The problem with this line of thought is that humans like to drive dangerously. Self-driving cars don't. They are going to be so much safer than flesh-and-blood drivers that insurance will rapidly make driving your own car prohibitively expensive. There was a thread on this a while back and I said then that driving your own car will eventually end up like horse riding, something that affluent people do for fun, but not what most people do to get around normally.
 
Do you have any sources that show that self-driving cars are currently at a level where they show worse results than cars controlled by humans?

No.
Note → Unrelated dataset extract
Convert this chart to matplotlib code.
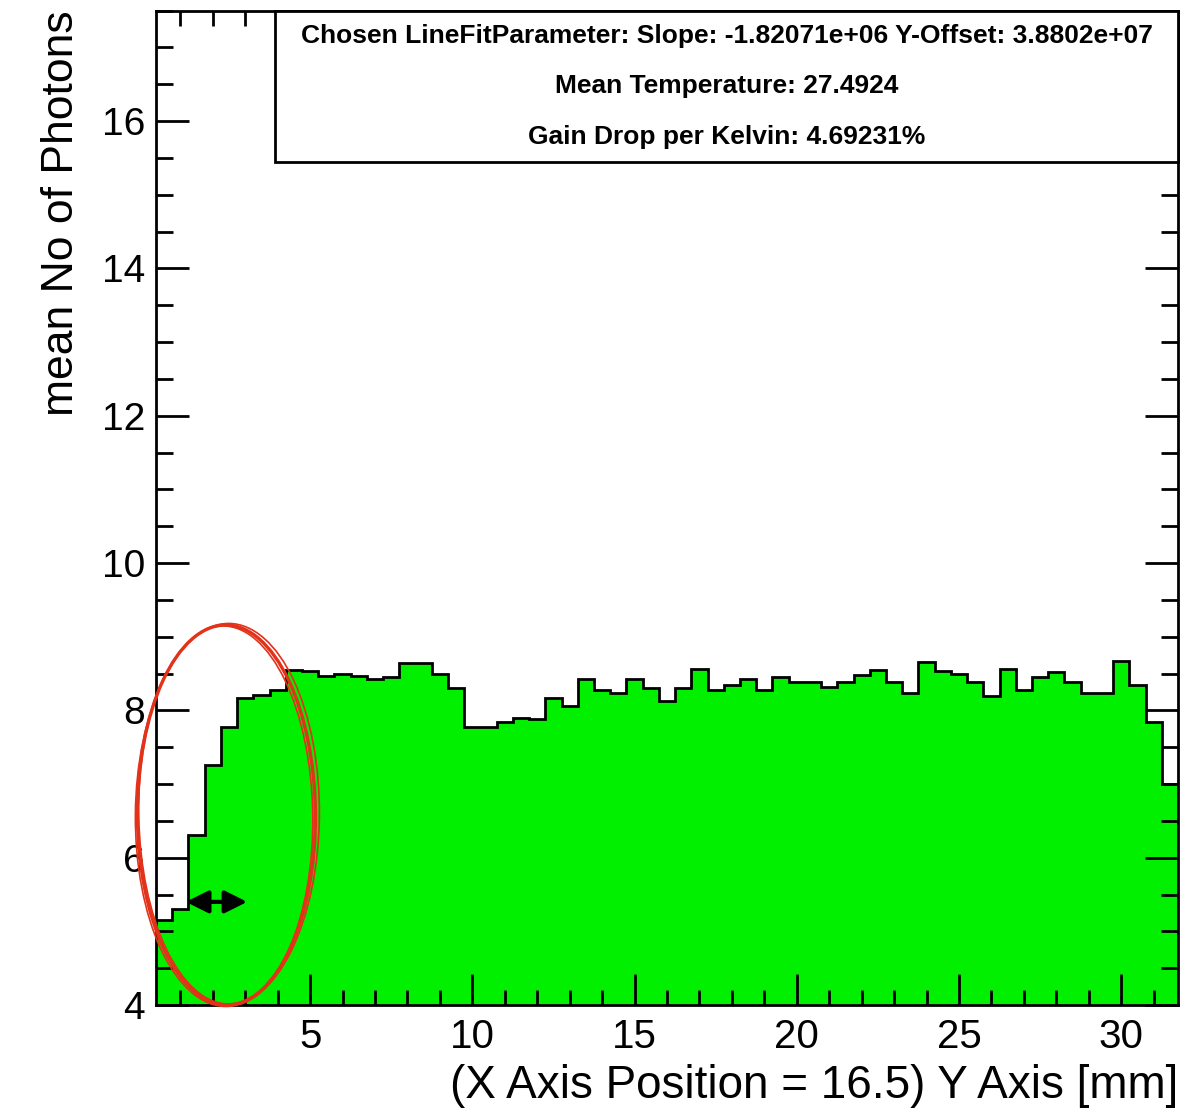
import numpy as np
import matplotlib
matplotlib.use("Agg")
import matplotlib.pyplot as plt
from matplotlib.patches import Ellipse, Rectangle
from matplotlib.transforms import ScaledTranslation
from matplotlib.ticker import MultipleLocator

plt.rcParams['font.family'] = ['Liberation Sans', 'DejaVu Sans']

# mean number of photons per 0.5 mm bin along the Y axis (X = 16.5)
photons = [5.15, 5.31, 6.31, 7.26, 7.77, 8.17, 8.21, 8.28, 8.55, 8.53,
           8.46, 8.49, 8.46, 8.42, 8.45, 8.64, 8.64, 8.50, 8.31, 7.77,
           7.77, 7.84, 7.90, 7.88, 8.17, 8.06, 8.42, 8.28, 8.24, 8.42,
           8.31, 8.13, 8.31, 8.56, 8.28, 8.35, 8.42, 8.28, 8.45, 8.39,
           8.38, 8.32, 8.39, 8.48, 8.55, 8.39, 8.24, 8.66, 8.53, 8.50,
           8.39, 8.20, 8.56, 8.28, 8.45, 8.52, 8.39, 8.24, 8.24, 8.67,
           8.34, 7.84, 7.00]
y_first_edge = 0.25
bin_width = 0.5
edges = y_first_edge + bin_width * np.arange(len(photons) + 1)

stats_lines = ["Chosen LineFitParameter: Slope: -1.82071e+06 Y-Offset: 3.8802e+07",
               "Mean Temperature: 27.4924",
               "Gain Drop per Kelvin: 4.69231%"]

fig = plt.figure(figsize=(12.01, 11.11), dpi=100)
ax = fig.add_axes([0.1299, 0.0954, 0.851, 0.8951])

# histogram: filled green with black outline
ax.stairs(photons, edges, baseline=4, fill=True, color='#00f000', zorder=1)
ax.stairs(photons, edges, baseline=None, color='black', lw=2, zorder=2)

ax.set_xlim(edges[0], edges[-1])
ax.set_ylim(4, 17.5)

ax.xaxis.set_major_locator(MultipleLocator(5))
ax.xaxis.set_minor_locator(MultipleLocator(1))
ax.yaxis.set_major_locator(MultipleLocator(2))
ax.yaxis.set_minor_locator(MultipleLocator(0.5))
ax.tick_params(which='both', direction='in', top=True, right=True, width=2, colors='black')
ax.tick_params(axis='x', which='major', length=22, labelsize=29, pad=9)
ax.tick_params(axis='x', which='minor', length=11)
ax.tick_params(axis='y', which='major', length=24, labelsize=28, pad=8)
ax.tick_params(axis='y', which='minor', length=12)
for s in ax.spines.values():
    s.set_linewidth(2)

ax.set_xlabel("(X Axis Position = 16.5) Y Axis [mm]", fontsize=33, loc='right', labelpad=6)
ax.set_ylabel("mean No of Photons", fontsize=32, loc='top', labelpad=14)

# stats box
box = Rectangle((0.1164, 0.8477), 1 - 0.1164, 1 - 0.8477, transform=ax.transAxes,
                facecolor='white', edgecolor='black', lw=2, zorder=5, clip_on=False)
ax.add_patch(box)
for i, line in enumerate(stats_lines):
    ax.text(0.1164 + (1 - 0.1164) / 2, 1 - (1 - 0.8477) * (2 * i + 1) / 6, line,
            transform=ax.transAxes, ha='center', va='center', fontsize=19,
            fontweight='bold', zorder=6)

# hand-drawn red ellipse annotation
for dw, dh, dx, ang, lw in [(0, 0, 0, 0.3, 2.4), (0.06, 0.03, 0.03, -0.5, 1.2), (-0.04, -0.02, -0.02, 1.0, 1.2)]:
    tr = fig.dpi_scale_trans + ScaledTranslation(2.42 + dx, 6.58, ax.transData)
    ax.add_patch(Ellipse((0, 0), 1.78 + dw, 3.8 + dh, angle=ang, transform=tr,
                         fill=False, edgecolor='#e2321a', lw=lw, zorder=7, clip_on=False))

# double-headed arrow
ax.annotate('', xy=(3.06, 5.40), xytext=(1.17, 5.40),
            arrowprops=dict(arrowstyle='<|-|>', color='black', lw=3, mutation_scale=34,
                            shrinkA=0, shrinkB=0), zorder=8)

fig.savefig("out.png", dpi=100)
I don't have any data to back up my assertion, it's based purely on anecdotal evidence (what I've seen on the news regarding accidents involving self-driving cars), on my own experience as a driver, and on my experiences of other drivers while I am driving. The only accidents I've ever been involved in as a driver (two in total) are ones in which I've been hit from behind.
 
Self-driving cars are not currently better than human drivers. That'll take a few more years. This is also why they have rules that you must be engaged as they drive - because they are not as good as humans, yet. When they do reach the 'better than human in all conditions' level, that requirement will go away.
 
The problem with this line of thought is that humans like to drive dangerously. Self-driving cars don't. They are going to be so much safer than flesh-and-blood drivers that insurance will rapidly make driving your own car prohibitively expensive.

Some humans might like to drive dangerously. Others might drive very responsibly. In any event, the phase "going to be so much safer" is the part that concerns me ... the transition between "you have to pay full attention in a self-driving car" and "you can start the engine, set your destination, and then take a nap" is what concerns me.